## Description of the task:
Find each line containing the string "this". Copy it.

## Data supplied:
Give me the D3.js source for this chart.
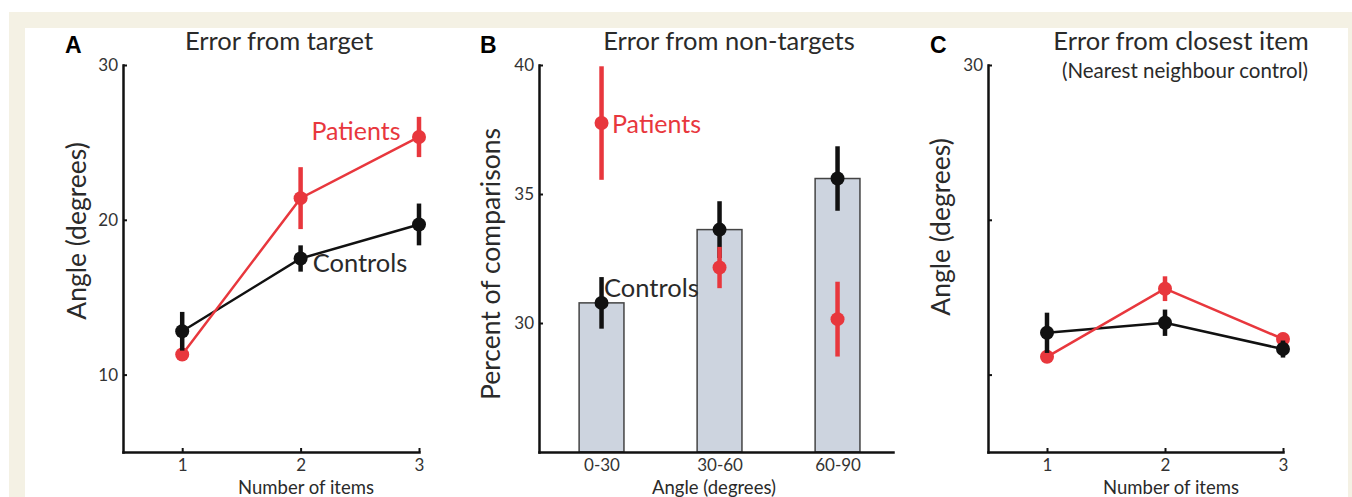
<!DOCTYPE html>
<html>
<head>
<meta charset="utf-8">
<script src="https://cdnjs.cloudflare.com/ajax/libs/d3/7.8.5/d3.min.js"></script>
<style>
  body { margin: 0; background: #fff; }
  svg text { font-family: Lato, "Open Sans", sans-serif; fill: #2a2a2a; }
</style>
</head>
<body>
<div id="chart"></div>
<script>
// Panel A - error from target
var itemCounts = [1, 2, 3];
var targetControls = [12.8, 17.5, 19.7];
var targetControlsErr = [1.25, 0.85, 1.35];
var targetPatients = [11.3, 21.4, 25.35];
var targetPatientsErr = [0.3, 2.0, 1.3];
var targetTicks = [10, 20, 30];

// Panel B - error from non-targets (percent of comparisons)
var angleBins = ["0-30", "30-60", "60-90"];
var nonTargetControls = [30.78, 33.62, 35.6];
var nonTargetControlsErr = [1.0, 1.1, 1.25];
var nonTargetPatients = [37.75, 32.15, 30.15];
var nonTargetPatientsErr = [2.2, 0.8, 1.45];
var nonTargetTicks = [30, 35, 40];

// Panel C - error from closest item
var closestControls = [12.7, 13.35, 11.65];
var closestControlsErr = [1.3, 0.85, 0.55];
var closestPatients = [11.15, 15.55, 12.3];
var closestPatientsErr = [0.3, 0.8, 0.4];
var closestTicks = [10, 20, 30];

var w = 1352;
var h = 497;
var red = "#e8373d";
var black = "#111";
var axisTop = 65;
var axisBottom = 452;

var svg = d3.select("#chart")
  .append("svg")
  .attr("width", w)
  .attr("height", h);

// cream frame round the figure
svg.append("rect").attr("x", 9).attr("y", 12).attr("width", w - 9).attr("height", h - 12).attr("fill", "#f4f1e4");
svg.append("rect").attr("x", 25).attr("y", 28).attr("width", 1323).attr("height", h - 28).attr("fill", "#fff");

function styleAxis(g) {
  g.select(".domain").attr("stroke", black).attr("stroke-width", 2.5).attr("stroke-linecap", "square");
  g.selectAll(".tick line").attr("stroke", black).attr("stroke-width", 2);
  g.selectAll(".tick text").attr("font-size", 17).style("fill", "#333");
}

function drawAxes(xScale, yScale, yTicks, yFormat, xTicks, xFormat, xTickSize) {
  var xAxis = d3.axisBottom(xScale)
    .tickValues(xTicks)
    .tickFormat(xFormat)
    .tickSizeInner(xTickSize)
    .tickSizeOuter(0)
    .tickPadding(7);
  var yAxis = d3.axisLeft(yScale)
    .tickValues(yTicks)
    .tickFormat(yFormat)
    .tickSizeInner(-4)
    .tickSizeOuter(0)
    .tickPadding(5);

  svg.append("g")
    .attr("transform", "translate(0," + axisBottom + ")")
    .call(xAxis)
    .call(styleAxis);
  svg.append("g")
    .attr("transform", "translate(" + xScale.range()[0] + ",0)")
    .call(yAxis)
    .call(styleAxis);
}

function drawSeries(xs, values, xScale, yScale, color) {
  var pts = values.map(function (v, i) {
    return { x: xs[i], y: v };
  });
  var g = svg.append("g");
  g.append("path")
    .datum(pts)
    .attr("fill", "none")
    .attr("stroke", color)
    .attr("stroke-width", 2.5)
    .attr("d", d3.line()
      .x(function (d) { return xScale(d.x); })
      .y(function (d) { return yScale(d.y); }));
  return g;
}

function drawMarkers(g, xs, values, errs, xScale, yScale, color) {
  var pts = values.map(function (v, i) {
    return { x: xs[i], y: v, e: errs[i] };
  });
  g.selectAll("line.err")
    .data(pts)
    .enter()
    .append("line")
    .attr("class", "err")
    .attr("x1", function (d) { return xScale(d.x); })
    .attr("x2", function (d) { return xScale(d.x); })
    .attr("y1", function (d) { return yScale(d.y - d.e); })
    .attr("y2", function (d) { return yScale(d.y + d.e); })
    .attr("stroke", color)
    .attr("stroke-width", 4.5);
  g.selectAll("circle")
    .data(pts)
    .enter()
    .append("circle")
    .attr("cx", function (d) { return xScale(d.x); })
    .attr("cy", function (d) { return yScale(d.y); })
    .attr("r", 7)
    .attr("fill", color);
}

function addText(x, y, str, size, opts) {
  opts = opts || {};
  var t = svg.append("text")
    .attr("x", x)
    .attr("y", y)
    .attr("font-size", size)
    .attr("text-anchor", opts.anchor || "middle")
    .text(str);
  if (opts.fill) t.style("fill", opts.fill);
  if (opts.bold) t.attr("font-weight", "bold").style("font-family", "'Liberation Sans', Arial, sans-serif").style("fill", "#000");
  if (opts.rotate) t.attr("transform", "rotate(-90," + x + "," + y + ")");
  return t;
}

// ---------- Panel A ----------
var xA = d3.scaleLinear().domain([0.5, 3]).range([123, 419]);
var yA = d3.scaleLinear().domain([5, 30]).range([axisBottom, axisTop]);
drawAxes(xA, yA, targetTicks, d3.format("d"), itemCounts, d3.format("d"), -4);

drawSeries(itemCounts, targetControls, xA, yA, black);
var gA2 = drawSeries(itemCounts, targetPatients, xA, yA, red);
drawMarkers(gA2, itemCounts, targetPatients, targetPatientsErr, xA, yA, red);
drawMarkers(svg.append("g"), itemCounts, targetControls, targetControlsErr, xA, yA, black);

addText(65, 53, "A", 23, { anchor: "start", bold: true });
addText(279, 50, "Error from target", 25.5);
addText(306, 494, "Number of items", 18.5);
addText(86, 231, "Angle (degrees)", 26.5, { rotate: true });
addText(356, 140, "Patients", 25, { fill: red });
addText(360, 272, "Controls", 25.5);

// ---------- Panel B ----------
var binIdx = [1, 2, 3];
var xB = d3.scaleLinear().domain([0.47, 3.47]).range([539, 893]);
var yB = d3.scaleLinear().domain([25, 40]).range([axisBottom, axisTop]);
var barHalf = 0.19;

svg.append("g")
  .selectAll("rect")
  .data(nonTargetControls)
  .enter()
  .append("rect")
  .attr("x", function (d, i) { return xB(binIdx[i] - barHalf); })
  .attr("width", xB(1 + barHalf) - xB(1 - barHalf))
  .attr("y", function (d) { return yB(d); })
  .attr("height", function (d) { return yB(25) - yB(d); })
  .attr("fill", "#cdd4df")
  .attr("stroke", "#444")
  .attr("stroke-width", 1.5);

drawAxes(xB, yB, nonTargetTicks, d3.format("d"), binIdx, function (d) { return angleBins[d - 1]; }, 0);

drawMarkers(svg.append("g"), binIdx, nonTargetControls, nonTargetControlsErr, xB, yB, black);
drawMarkers(svg.append("g"), binIdx, nonTargetPatients, nonTargetPatientsErr, xB, yB, red);

addText(480, 53, "B", 23, { anchor: "start", bold: true });
addText(729, 50, "Error from non-targets", 25.5);
addText(714, 494, "Angle (degrees)", 18.5);
addText(500, 264, "Percent of comparisons", 26.5, { rotate: true });
addText(612, 133, "Patients", 25, { anchor: "start", fill: red });
addText(604, 297, "Controls", 25.5, { anchor: "start" });

// ---------- Panel C ----------
var xC = d3.scaleLinear().domain([0.5, 3]).range([988, 1283]);
var yC = d3.scaleLinear().domain([5, 30]).range([axisBottom, axisTop]);
drawAxes(xC, yC, closestTicks, function (d) { return d === 30 ? "30" : ""; }, itemCounts, d3.format("d"), -4);

drawSeries(itemCounts, closestControls, xC, yC, black);
var gC2 = drawSeries(itemCounts, closestPatients, xC, yC, red);
drawMarkers(gC2, itemCounts, closestPatients, closestPatientsErr, xC, yC, red);
drawMarkers(svg.append("g"), itemCounts, closestControls, closestControlsErr, xC, yC, black);

addText(930, 53, "C", 23, { anchor: "start", bold: true });
addText(1181, 50, "Error from closest item", 25.5);
addText(1185, 78, "(Nearest neighbour control)", 20.5);
addText(1171, 494, "Number of items", 18.5);
addText(950, 227, "Angle (degrees)", 26.5, { rotate: true });
</script>
</body>
</html>
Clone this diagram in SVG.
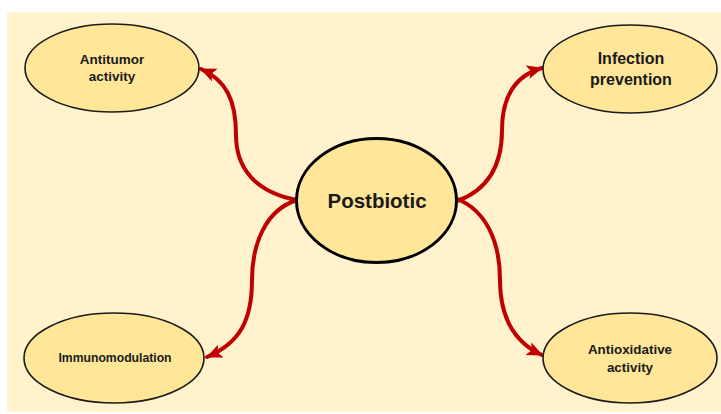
<svg xmlns="http://www.w3.org/2000/svg" width="721" height="414" viewBox="0 0 721 414">
<defs>
<style>
.node{fill:#FFE699;stroke:#1a1a1a;stroke-width:1.6}
.main{fill:#FFE699;stroke:#000;stroke-width:3}
.t{font-family:"Liberation Sans",Arial,sans-serif;font-weight:bold;fill:#1a1a1a;text-anchor:middle}
.c{fill:none;stroke:#C00000;stroke-width:4;stroke-linecap:round}
</style>
<marker id="ah" markerUnits="userSpaceOnUse" markerWidth="18" markerHeight="16" refX="15" refY="7" orient="auto">
<path d="M0,0 L16,7 L0,14 L3.5,7 Z" fill="#C00000"/>
</marker>
</defs>
<rect x="0" y="0" width="721" height="414" fill="#fff"/>
<rect x="7" y="12" width="714" height="400" fill="#FFF2CC"/>
<g id="connectors">
<path class="c" d="M297,200 C255,192 236,168 236,135 C236,100 226,80 201,69" marker-end="url(#ah)"/>
<path class="c" d="M297,200 C265,210 252,245 252,280 C252,320 240,343 207,357" marker-end="url(#ah)"/>
<path class="c" d="M457,201 C488,190 502,165 502,130 C502,97 514,76 542,68" marker-end="url(#ah)"/>
<path class="c" d="M457,199 C485,210 500,240 500,280 C500,318 514,342 542,355" marker-end="url(#ah)"/>
</g>
<g id="antitumor">
<ellipse class="node" cx="112" cy="68" rx="87" ry="44"/>
<text class="t" x="112" y="64" font-size="13.5">Antitumor</text>
<text class="t" x="112" y="81" font-size="13.5">activity</text>
</g>
<g id="infection">
<ellipse class="node" cx="630" cy="69" rx="87" ry="44"/>
<text class="t" x="631" y="64" font-size="16">Infection</text>
<text class="t" x="631" y="85" font-size="16">prevention</text>
</g>
<g id="postbiotic">
<ellipse class="main" cx="376.5" cy="200.5" rx="80" ry="62"/>
<text class="t" x="377" y="208" font-size="20.5">Postbiotic</text>
</g>
<g id="immunomodulation">
<ellipse class="node" cx="114" cy="358" rx="90" ry="45"/>
<text class="t" x="115" y="362" font-size="12.2">Immunomodulation</text>
</g>
<g id="antioxidative">
<ellipse class="node" cx="630" cy="358" rx="87" ry="45"/>
<text class="t" x="630" y="354" font-size="13.4">Antioxidative</text>
<text class="t" x="630" y="372" font-size="13.4">activity</text>
</g>
</svg>
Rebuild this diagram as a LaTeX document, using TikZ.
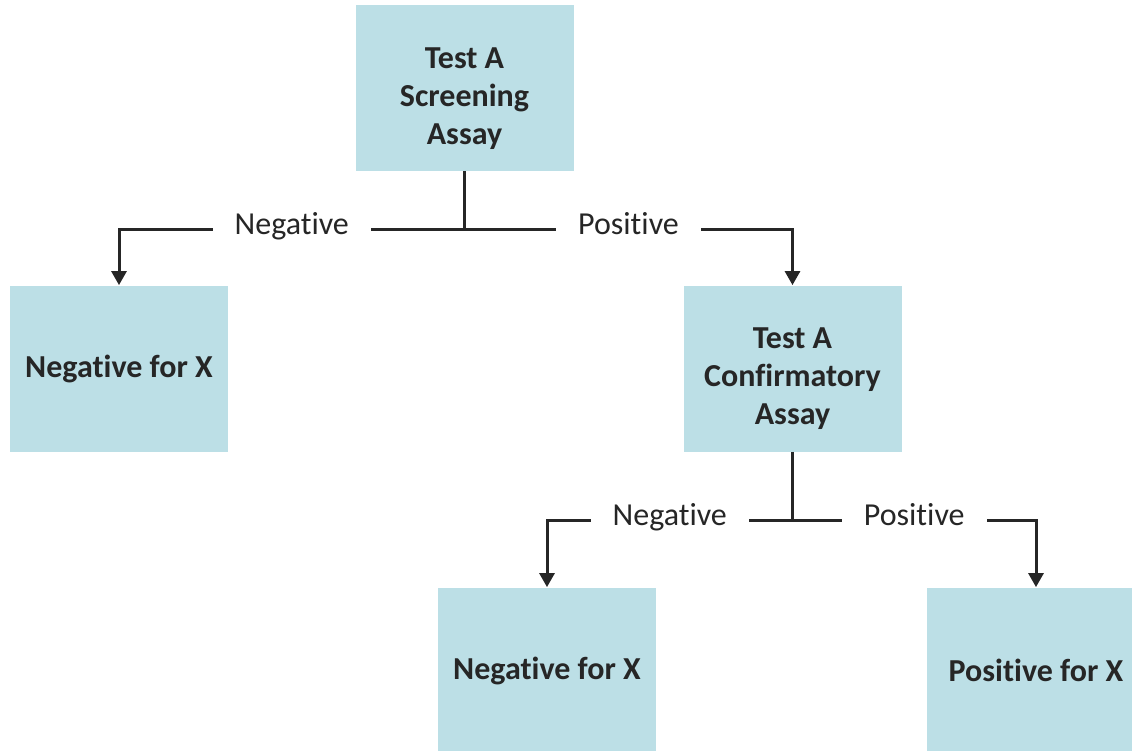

## Task answer:
Give me the D3.js source for this chart.
Clone this diagram in SVG.
Rebuild this diagram as a LaTeX document, using TikZ.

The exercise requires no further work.